Lawrence painted the Migration of the Negro in a studio on West 125th Street with no heat or hot water. He considered it a single artwork. Whether it was Lawrence's intention or not, such an epic artwork presented a major challenge to the art world—any gallery or museum that wanted to exhibit it would have to devote a substantial amount of wall space to the work of a then largely unknown, young black artist.

Almost immediately, museums showed a strong interest in the work, albeit with conditions. In the fall of 1941, the Museum of Modern Art offered to buy half the paintings for $1,000 ($33 per painting). Lawrence, who was on his honeymoon in New Orleans, immediately declined the offer, but at the urging of a dealer who had taken an interest in the work, reluctantly agreed to splitting the series in half, provided the two purchasers woudl always make their halves of the artwork available to the other. Several months later, the Phillips Collection in Washington, DC, purchased the other half.

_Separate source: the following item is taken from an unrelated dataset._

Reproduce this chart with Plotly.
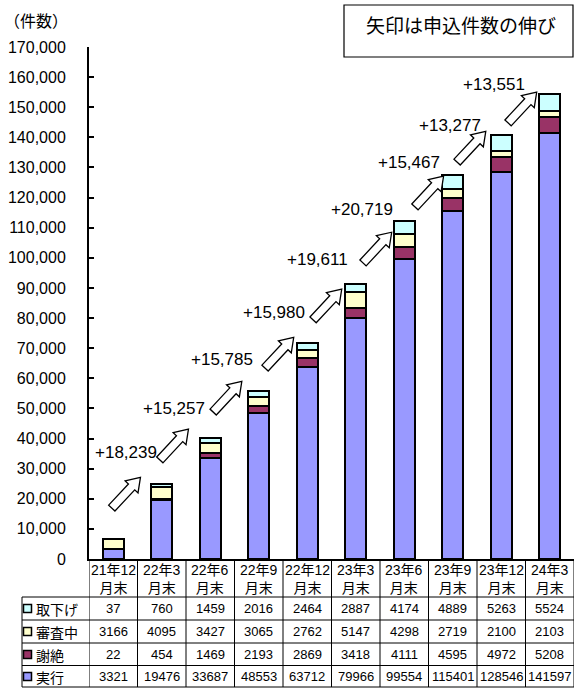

Since then, The Migrationof the Negro has been exhibited extensively, though usually in a form that is inconsistent with the artist's wishes. For example, Jacob Lawrence retrospectives mounted in 1960, 1974, and 1986 radically misrepresented the work, including only five, fifteen, and ten panels respectively. Lawrence was alive at the time of those exhibitions, though he never challenged the museums on the matter; it wasn't in his character. But he was never happy about it.

Triple Candie is pleased to present The Migration of the Negro, in its entirety, for the first time in Harlem. This exhibition has been organized to coincide with the Whitney Museum of American Art's current exhibition, Jacob Lawrence's Migration Series: Selections from the Phillips Collection, which presents seventeen of the artwork's sixty panels.

Historical Note: The exhibition at Triple Candie included 60 full-scale reproductions of Lawrence's original panels from The Migration of the Negro, plus fourteen faux-museum posters that documented various times since 1942 that the work has been misrepresented by museums, and an un-labeled sculpture-like shack/one-room-schoolhouse/railway station/small museum.